>> start SUPPLIED ENTRIES

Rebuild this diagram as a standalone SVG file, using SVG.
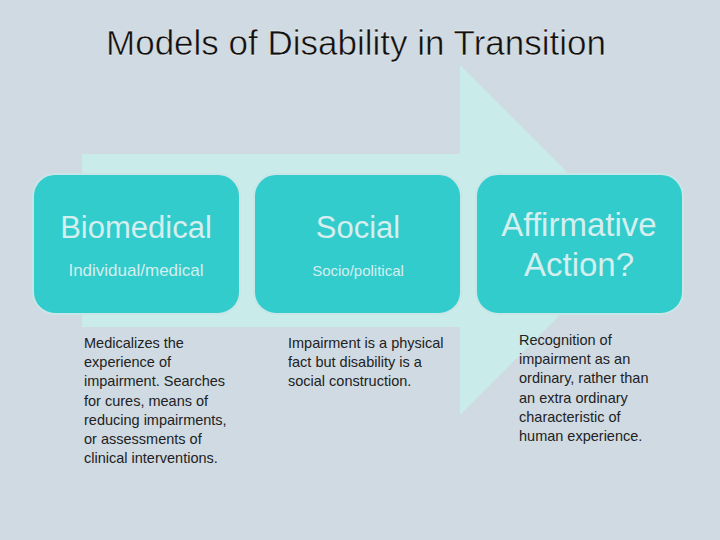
<svg xmlns="http://www.w3.org/2000/svg" width="720" height="540" viewBox="0 0 720 540">
<style>
.box{fill:#33cccc;stroke:#c8e6e8;stroke-width:2}
.h{font-family:"Liberation Sans",Arial,sans-serif;fill:#d5eeee;text-anchor:middle}
.d{font-family:"Liberation Sans",Arial,sans-serif;fill:#222;font-size:14.5px}
</style>
<rect width="720" height="540" fill="#cfdae2"/>
<text x="356" y="55" font-family="Liberation Sans,Arial,sans-serif" font-size="35" text-anchor="middle" fill="#111" stroke="#fff" stroke-width="0.4">Models of Disability in Transition</text>
<g id="connectors"><polygon points="82,154 460,154 460,65 635,240 460,415 460,327 82,327" fill="#c9ecea"/></g>
<g id="n1"><rect class="box" x="33" y="174" width="207" height="140" rx="22"/>
<text class="h" x="136" y="238" font-size="31">Biomedical</text>
<text class="h" x="136" y="276" font-size="17">Individual/medical</text>
<text class="d" y="348"><tspan x="84">Medicalizes the</tspan><tspan x="84" dy="19.2">experience of</tspan><tspan x="84" dy="19.2">impairment. Searches</tspan><tspan x="84" dy="19.2">for cures, means of</tspan><tspan x="84" dy="19.2">reducing impairments,</tspan><tspan x="84" dy="19.2">or assessments of</tspan><tspan x="84" dy="19.2">clinical interventions.</tspan></text></g>
<g id="n2"><rect class="box" x="254" y="174" width="207" height="140" rx="22"/>
<text class="h" x="358" y="238" font-size="31">Social</text>
<text class="h" x="358" y="276" font-size="15">Socio/political</text>
<text class="d" y="348"><tspan x="288">Impairment is a physical</tspan><tspan x="288" dy="19.2">fact but disability is a</tspan><tspan x="288" dy="19.2">social construction.</tspan></text></g>
<g id="n3"><rect class="box" x="476" y="174" width="207" height="140" rx="22"/>
<text class="h" x="579" y="236" font-size="33">Affirmative</text>
<text class="h" x="579" y="276" font-size="33">Action?</text>
<text class="d" y="345"><tspan x="519">Recognition of</tspan><tspan x="519" dy="19.2">impairment as an</tspan><tspan x="519" dy="19.2">ordinary, rather than</tspan><tspan x="519" dy="19.2">an extra ordinary</tspan><tspan x="519" dy="19.2">characteristic of</tspan><tspan x="519" dy="19.2">human experience.</tspan></text></g>
</svg>
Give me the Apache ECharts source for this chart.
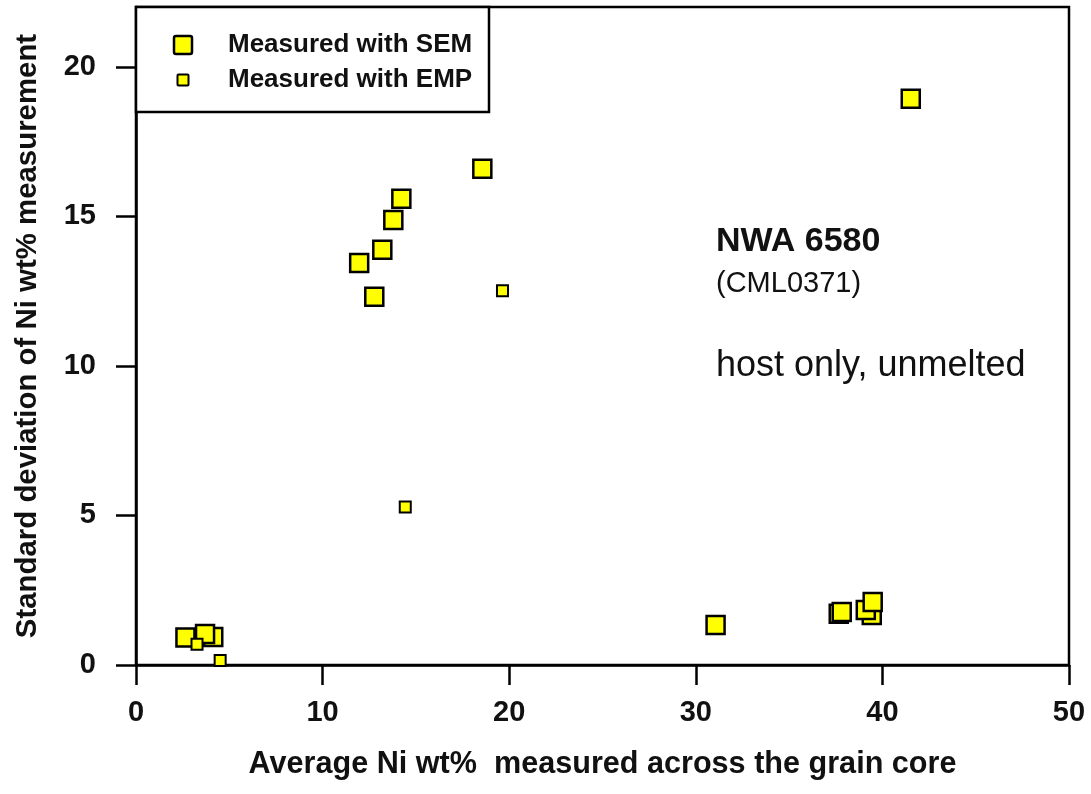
<!DOCTYPE html>
<html>
<head>
<meta charset="utf-8">
<script src="https://cdn.jsdelivr.net/npm/echarts@6/dist/echarts.min.js"></script>
<style>html,body{margin:0;padding:0;background:#fff}#c{width:1091px;height:794px}</style>
</head>
<body>
<div id="c"></div>
<script>
// Data
const semX = [4.14, 2.65, 3.70, 11.96, 12.77, 13.20, 13.79, 14.22, 18.56, 31.06, 37.66, 37.82, 39.43, 39.11, 39.48, 41.52];
const semY = [0.94, 0.92, 1.04, 13.44, 12.31, 13.88, 14.88, 15.59, 16.59, 1.34, 1.71, 1.77, 1.67, 1.84, 2.11, 18.93];
const empX = [3.27, 4.51, 14.43, 19.64];
const empY = [0.69, 0.15, 5.28, 12.51];
const xTicks = [0, 10, 20, 30, 40, 50];
const yTicks = [0, 5, 10, 15, 20];
const seriesNames = ['Measured with SEM', 'Measured with EMP'];
const xTitle = 'Average Ni wt%  measured across the grain core';
const yTitle = 'Standard deviation of Ni wt% measurement';
const noteLines = ['NWA 6580', '(CML0371)', 'host only, unmelted'];

const sans = "'Liberation Sans', Arial, sans-serif";

const chart = echarts.init(document.getElementById('c'), null, {renderer: 'canvas'});
const axisCommon = {
  axisLine: {show: true, lineStyle: {color: '#000', width: 2.5}},
  axisTick: {show: true, inside: false, length: 20, lineStyle: {color: '#000', width: 2.5}},
  splitLine: {show: false},
  nameTextStyle: {fontFamily: sans, fontWeight: 'bold', fontSize: 30.6, color: '#111'},
  axisLabel: {fontFamily: sans, fontWeight: 'bold', fontSize: 29, color: '#111'}
};
chart.setOption({
  animation: false,
  backgroundColor: '#fff',
  grid: {left: 136, right: 22, top: 7, bottom: 129, outerBoundsMode: 'none', containLabel: false,
         show: true, borderColor: '#000', borderWidth: 2.5, backgroundColor: 'transparent'},
  xAxis: Object.assign({}, axisCommon, {
    type: 'value', min: 0, max: 50, interval: 10,
    name: xTitle, nameLocation: 'middle', nameGap: 84,
    axisTick: Object.assign({}, axisCommon.axisTick, {customValues: xTicks}),
    axisLabel: Object.assign({}, axisCommon.axisLabel, {margin: 33, customValues: xTicks})
  }),
  yAxis: Object.assign({}, axisCommon, {
    type: 'value', min: 0, max: 22, interval: 5,
    name: yTitle, nameLocation: 'middle', nameGap: 94,
    nameTextStyle: Object.assign({}, axisCommon.nameTextStyle, {fontSize: 29.4}),
    axisTick: Object.assign({}, axisCommon.axisTick, {customValues: yTicks}),
    axisLabel: Object.assign({}, axisCommon.axisLabel, {margin: 40, customValues: yTicks})
  }),
  series: [
    {name: seriesNames[0], type: 'scatter', symbol: 'rect', symbolSize: 18,
     itemStyle: {color: '#ffff00', borderColor: '#000', borderWidth: 2.5, opacity: 1},
     data: semX.map((x, i) => [x, semY[i]]), z: 3},
    {name: seriesNames[1], type: 'scatter', symbol: 'rect', symbolSize: 11,
     itemStyle: {color: '#ffff00', borderColor: '#000', borderWidth: 2, opacity: 1},
     data: empX.map((x, i) => [x, empY[i]]), z: 4}
  ],
  graphic: [
    {type: 'rect', z: 100, shape: {x: 136, y: 7, width: 353, height: 105},
     style: {fill: '#fff', stroke: '#000', lineWidth: 2.5}},
    {type: 'rect', z: 101, shape: {x: 174, y: 36, width: 18, height: 18, r: 2},
     style: {fill: '#ffff00', stroke: '#000', lineWidth: 2.5}},
    {type: 'rect', z: 101, shape: {x: 177.5, y: 74.5, width: 11, height: 11, r: 1},
     style: {fill: '#ffff00', stroke: '#000', lineWidth: 2}},
    {type: 'text', z: 101, x: 228, y: 45,
     style: {text: seriesNames[0], font: "bold 26px " + sans, fill: '#111', verticalAlign: 'middle'}},
    {type: 'text', z: 101, x: 228, y: 80,
     style: {text: seriesNames[1], font: "bold 26px " + sans, fill: '#111', verticalAlign: 'middle'}},
    {type: 'text', z: 101, x: 716, y: 242,
     style: {text: noteLines[0], font: "bold 34px " + sans, fill: '#111', verticalAlign: 'middle'}},
    {type: 'text', z: 101, x: 716, y: 284,
     style: {text: noteLines[1], font: "29px " + sans, fill: '#111', verticalAlign: 'middle'}},
    {type: 'text', z: 101, x: 716, y: 366,
     style: {text: noteLines[2], font: "36px " + sans, fill: '#111', verticalAlign: 'middle'}}
  ]
});
</script>
</body>
</html>
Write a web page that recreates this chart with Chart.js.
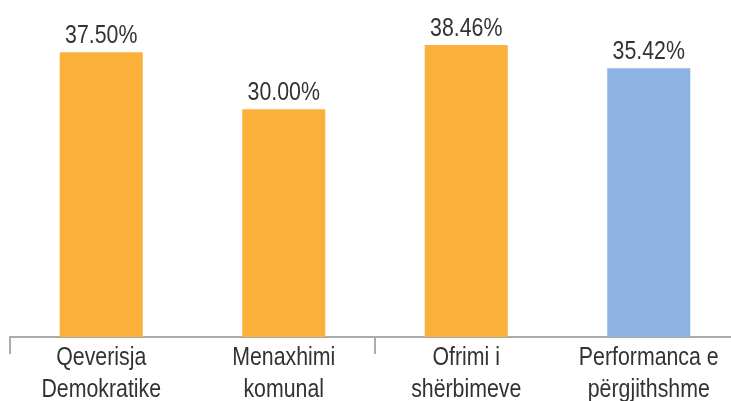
<!DOCTYPE html>
<html>
<head>
<meta charset="utf-8">
<script src="https://cdn.jsdelivr.net/npm/chart.js@4/dist/chart.umd.min.js"></script>
<style>
  html, body { margin: 0; padding: 0; overflow: hidden; background: #fff; }
  #wrap { width: 740px; height: 401px; }
</style>
</head>
<body>
<div id="wrap"><canvas id="chart" width="740" height="401"></canvas></div>
<script>
// data
const categories = [
    ["Qeverisja", "Demokratike"],
    ["Menaxhimi", "komunal"],
    ["Ofrimi i", "shërbimeve"],
    ["Performanca e", "përgjithshme"],
];
const values = [37.50, 30.00, 38.46, 35.42];
const barColors = ["#FBB03B", "#FBB03B", "#FBB03B", "#8DB3E2"];

// Arial Narrow look: Liberation Sans squeezed horizontally
const FONT = "'Liberation Sans', Arial, sans-serif";
const NARROW = 0.82;
const TEXT = "#333333";
const AXIS = "#ABABAB";

function narrowText(ctx, text, x, y) {
    ctx.save();
    ctx.translate(x, y);
    ctx.scale(NARROW, 1);
    ctx.fillText(text, 0, 0);
    ctx.restore();
}

// value labels above the bars + category labels under the axis
const textLabels = {
    id: "textLabels",
    afterDatasetsDraw(chart) {
        const ctx = chart.ctx;
        const meta = chart.getDatasetMeta(0);
        const xScale = chart.scales.x;
        ctx.save();
        ctx.font = "26px " + FONT;
        ctx.fillStyle = TEXT;
        ctx.textAlign = "center";
        ctx.textBaseline = "alphabetic";
        meta.data.forEach((bar, i) => {
            narrowText(ctx, values[i].toFixed(2) + "%", bar.x, bar.y - 9);
        });
        categories.forEach((lines, i) => {
            const x = xScale.getPixelForValue(i);
            lines.forEach((line, j) => {
                narrowText(ctx, line, x, xScale.top + 28 + j * 32);
            });
        });
        ctx.restore();
    },
};

new Chart(document.getElementById("chart"), {
    type: "bar",
    data: {
        labels: categories,
        datasets: [{
            data: values,
            backgroundColor: barColors,
            borderWidth: 0,
            categoryPercentage: 1,
            barPercentage: 0.455,
        }],
    },
    options: {
        responsive: false,
        animation: false,
        layout: { padding: { left: 10, right: 0, top: 3, bottom: 0 } },
        plugins: {
            legend: { display: false },
            tooltip: { enabled: false },
        },
        scales: {
            x: {
                grid: {
                    offset: true,
                    drawOnChartArea: false,
                    tickLength: 17,
                    lineWidth: 2,
                    color: (c) => (c.index % 2 === 0 ? AXIS : "rgba(0,0,0,0)"),
                },
                border: { display: true, color: AXIS, width: 2 },
                ticks: { display: false },
                afterFit: (s) => { s.height = 64; },
            },
            y: {
                display: false,
                min: 0,
                max: 44,
            },
        },
    },
    plugins: [textLabels],
});
</script>
</body>
</html>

>> end SUPPLIED ENTRIES

**GOAL**
Copy, from the material, each line that holds the string "this".

**TASK OUTPUT**
Rebuild this diagram as a standalone SVG file, using SVG.
Give me the Apache ECharts source for this chart.
Write a web page that recreates this chart with Chart.js.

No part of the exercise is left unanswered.